-- start --

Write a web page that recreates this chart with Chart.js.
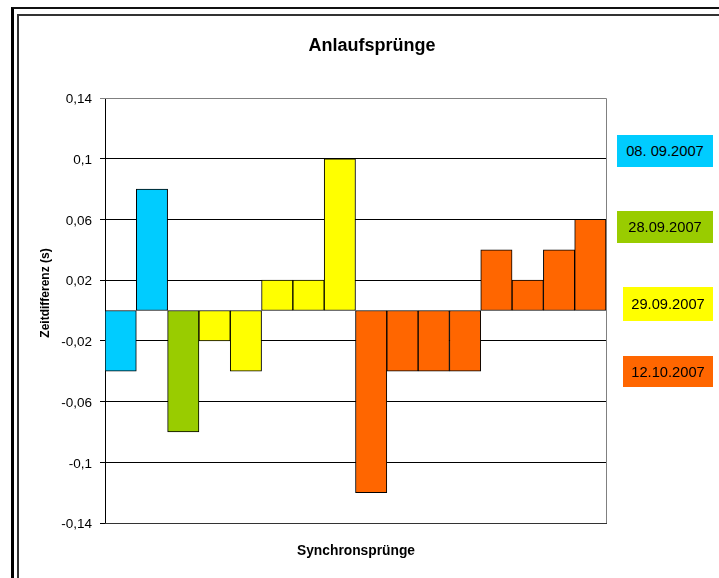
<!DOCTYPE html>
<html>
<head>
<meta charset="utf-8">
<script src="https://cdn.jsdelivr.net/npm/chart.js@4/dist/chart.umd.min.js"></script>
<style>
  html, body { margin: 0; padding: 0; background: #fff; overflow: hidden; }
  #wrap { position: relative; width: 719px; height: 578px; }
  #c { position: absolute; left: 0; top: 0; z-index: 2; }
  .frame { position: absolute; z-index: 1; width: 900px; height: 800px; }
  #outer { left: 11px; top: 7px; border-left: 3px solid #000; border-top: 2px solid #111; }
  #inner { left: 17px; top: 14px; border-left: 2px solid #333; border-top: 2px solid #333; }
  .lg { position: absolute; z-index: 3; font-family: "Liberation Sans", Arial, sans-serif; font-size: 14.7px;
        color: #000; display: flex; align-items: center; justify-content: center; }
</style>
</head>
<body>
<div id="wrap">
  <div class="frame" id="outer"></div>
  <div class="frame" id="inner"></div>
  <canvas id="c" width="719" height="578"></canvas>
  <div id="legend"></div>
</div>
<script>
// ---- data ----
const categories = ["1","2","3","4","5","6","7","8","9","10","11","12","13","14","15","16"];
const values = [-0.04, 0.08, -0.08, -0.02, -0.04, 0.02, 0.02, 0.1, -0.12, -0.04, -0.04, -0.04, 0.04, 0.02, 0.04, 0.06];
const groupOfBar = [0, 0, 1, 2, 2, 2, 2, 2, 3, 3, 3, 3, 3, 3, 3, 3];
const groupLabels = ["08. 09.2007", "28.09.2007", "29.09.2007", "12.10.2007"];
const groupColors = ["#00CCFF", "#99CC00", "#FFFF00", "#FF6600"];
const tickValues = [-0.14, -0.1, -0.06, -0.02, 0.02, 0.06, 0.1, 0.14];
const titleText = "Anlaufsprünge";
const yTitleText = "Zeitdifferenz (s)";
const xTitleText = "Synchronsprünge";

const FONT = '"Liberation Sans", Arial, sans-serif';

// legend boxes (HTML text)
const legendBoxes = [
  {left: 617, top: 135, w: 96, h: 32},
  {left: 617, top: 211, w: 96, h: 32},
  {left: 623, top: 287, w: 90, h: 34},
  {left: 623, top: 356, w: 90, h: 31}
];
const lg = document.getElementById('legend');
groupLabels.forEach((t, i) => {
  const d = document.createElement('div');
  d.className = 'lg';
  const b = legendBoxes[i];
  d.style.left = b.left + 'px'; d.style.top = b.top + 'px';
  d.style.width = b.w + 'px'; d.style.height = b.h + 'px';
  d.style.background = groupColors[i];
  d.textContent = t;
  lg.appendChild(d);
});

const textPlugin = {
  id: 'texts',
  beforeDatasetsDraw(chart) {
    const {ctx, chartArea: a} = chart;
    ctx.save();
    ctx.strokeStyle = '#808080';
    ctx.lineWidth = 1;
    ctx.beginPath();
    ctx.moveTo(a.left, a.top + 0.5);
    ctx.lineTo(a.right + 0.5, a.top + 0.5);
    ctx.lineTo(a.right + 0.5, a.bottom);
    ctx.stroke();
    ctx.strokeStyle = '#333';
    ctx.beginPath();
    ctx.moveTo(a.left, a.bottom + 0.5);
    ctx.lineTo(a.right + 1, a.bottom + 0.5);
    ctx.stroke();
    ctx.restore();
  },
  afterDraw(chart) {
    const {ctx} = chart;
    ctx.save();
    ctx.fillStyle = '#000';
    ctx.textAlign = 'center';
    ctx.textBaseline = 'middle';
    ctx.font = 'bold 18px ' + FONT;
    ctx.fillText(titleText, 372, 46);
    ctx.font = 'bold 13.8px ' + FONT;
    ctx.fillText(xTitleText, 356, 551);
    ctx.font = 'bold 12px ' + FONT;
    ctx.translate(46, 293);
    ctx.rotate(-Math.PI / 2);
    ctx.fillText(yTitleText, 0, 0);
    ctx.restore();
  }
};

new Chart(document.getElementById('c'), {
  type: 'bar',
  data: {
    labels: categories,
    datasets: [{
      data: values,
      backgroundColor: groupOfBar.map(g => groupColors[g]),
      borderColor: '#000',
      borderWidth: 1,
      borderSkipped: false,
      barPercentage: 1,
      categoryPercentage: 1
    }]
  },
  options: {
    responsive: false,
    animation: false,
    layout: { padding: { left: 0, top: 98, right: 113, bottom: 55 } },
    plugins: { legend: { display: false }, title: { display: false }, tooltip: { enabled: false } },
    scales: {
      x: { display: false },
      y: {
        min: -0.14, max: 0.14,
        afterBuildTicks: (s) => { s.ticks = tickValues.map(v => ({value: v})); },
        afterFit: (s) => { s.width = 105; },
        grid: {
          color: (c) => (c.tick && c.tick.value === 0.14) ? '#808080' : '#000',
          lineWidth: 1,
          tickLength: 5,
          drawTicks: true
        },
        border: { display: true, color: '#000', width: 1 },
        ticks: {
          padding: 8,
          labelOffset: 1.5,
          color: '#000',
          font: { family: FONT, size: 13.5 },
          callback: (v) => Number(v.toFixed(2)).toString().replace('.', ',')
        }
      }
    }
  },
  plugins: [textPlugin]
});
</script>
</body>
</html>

-- end --

Your task – Give back the whole listing as it stands, minus its pictures.

Task answer –
Write a web page that recreates this chart with Chart.js.
<!DOCTYPE html>
<html>
<head>
<meta charset="utf-8">
<script src="https://cdn.jsdelivr.net/npm/chart.js@4/dist/chart.umd.min.js"></script>
<style>
  html, body { margin: 0; padding: 0; background: #fff; overflow: hidden; }
  #wrap { position: relative; width: 719px; height: 578px; }
  #c { position: absolute; left: 0; top: 0; z-index: 2; }
  .frame { position: absolute; z-index: 1; width: 900px; height: 800px; }
  #outer { left: 11px; top: 7px; border-left: 3px solid #000; border-top: 2px solid #111; }
  #inner { left: 17px; top: 14px; border-left: 2px solid #333; border-top: 2px solid #333; }
  .lg { position: absolute; z-index: 3; font-family: "Liberation Sans", Arial, sans-serif; font-size: 14.7px;
        color: #000; display: flex; align-items: center; justify-content: center; }
</style>
</head>
<body>
<div id="wrap">
  <div class="frame" id="outer"></div>
  <div class="frame" id="inner"></div>
  <canvas id="c" width="719" height="578"></canvas>
  <div id="legend"></div>
</div>
<script>
// ---- data ----
const categories = ["1","2","3","4","5","6","7","8","9","10","11","12","13","14","15","16"];
const values = [-0.04, 0.08, -0.08, -0.02, -0.04, 0.02, 0.02, 0.1, -0.12, -0.04, -0.04, -0.04, 0.04, 0.02, 0.04, 0.06];
const groupOfBar = [0, 0, 1, 2, 2, 2, 2, 2, 3, 3, 3, 3, 3, 3, 3, 3];
const groupLabels = ["08. 09.2007", "28.09.2007", "29.09.2007", "12.10.2007"];
const groupColors = ["#00CCFF", "#99CC00", "#FFFF00", "#FF6600"];
const tickValues = [-0.14, -0.1, -0.06, -0.02, 0.02, 0.06, 0.1, 0.14];
const titleText = "Anlaufsprünge";
const yTitleText = "Zeitdifferenz (s)";
const xTitleText = "Synchronsprünge";

const FONT = '"Liberation Sans", Arial, sans-serif';

// legend boxes (HTML text)
const legendBoxes = [
  {left: 617, top: 135, w: 96, h: 32},
  {left: 617, top: 211, w: 96, h: 32},
  {left: 623, top: 287, w: 90, h: 34},
  {left: 623, top: 356, w: 90, h: 31}
];
const lg = document.getElementById('legend');
groupLabels.forEach((t, i) => {
  const d = document.createElement('div');
  d.className = 'lg';
  const b = legendBoxes[i];
  d.style.left = b.left + 'px'; d.style.top = b.top + 'px';
  d.style.width = b.w + 'px'; d.style.height = b.h + 'px';
  d.style.background = groupColors[i];
  d.textContent = t;
  lg.appendChild(d);
});

const textPlugin = {
  id: 'texts',
  beforeDatasetsDraw(chart) {
    const {ctx, chartArea: a} = chart;
    ctx.save();
    ctx.strokeStyle = '#808080';
    ctx.lineWidth = 1;
    ctx.beginPath();
    ctx.moveTo(a.left, a.top + 0.5);
    ctx.lineTo(a.right + 0.5, a.top + 0.5);
    ctx.lineTo(a.right + 0.5, a.bottom);
    ctx.stroke();
    ctx.strokeStyle = '#333';
    ctx.beginPath();
    ctx.moveTo(a.left, a.bottom + 0.5);
    ctx.lineTo(a.right + 1, a.bottom + 0.5);
    ctx.stroke();
    ctx.restore();
  },
  afterDraw(chart) {
    const {ctx} = chart;
    ctx.save();
    ctx.fillStyle = '#000';
    ctx.textAlign = 'center';
    ctx.textBaseline = 'middle';
    ctx.font = 'bold 18px ' + FONT;
    ctx.fillText(titleText, 372, 46);
    ctx.font = 'bold 13.8px ' + FONT;
    ctx.fillText(xTitleText, 356, 551);
    ctx.font = 'bold 12px ' + FONT;
    ctx.translate(46, 293);
    ctx.rotate(-Math.PI / 2);
    ctx.fillText(yTitleText, 0, 0);
    ctx.restore();
  }
};

new Chart(document.getElementById('c'), {
  type: 'bar',
  data: {
    labels: categories,
    datasets: [{
      data: values,
      backgroundColor: groupOfBar.map(g => groupColors[g]),
      borderColor: '#000',
      borderWidth: 1,
      borderSkipped: false,
      barPercentage: 1,
      categoryPercentage: 1
    }]
  },
  options: {
    responsive: false,
    animation: false,
    layout: { padding: { left: 0, top: 98, right: 113, bottom: 55 } },
    plugins: { legend: { display: false }, title: { display: false }, tooltip: { enabled: false } },
    scales: {
      x: { display: false },
      y: {
        min: -0.14, max: 0.14,
        afterBuildTicks: (s) => { s.ticks = tickValues.map(v => ({value: v})); },
        afterFit: (s) => { s.width = 105; },
        grid: {
          color: (c) => (c.tick && c.tick.value === 0.14) ? '#808080' : '#000',
          lineWidth: 1,
          tickLength: 5,
          drawTicks: true
        },
        border: { display: true, color: '#000', width: 1 },
        ticks: {
          padding: 8,
          labelOffset: 1.5,
          color: '#000',
          font: { family: FONT, size: 13.5 },
          callback: (v) => Number(v.toFixed(2)).toString().replace('.', ',')
        }
      }
    }
  },
  plugins: [textPlugin]
});
</script>
</body>
</html>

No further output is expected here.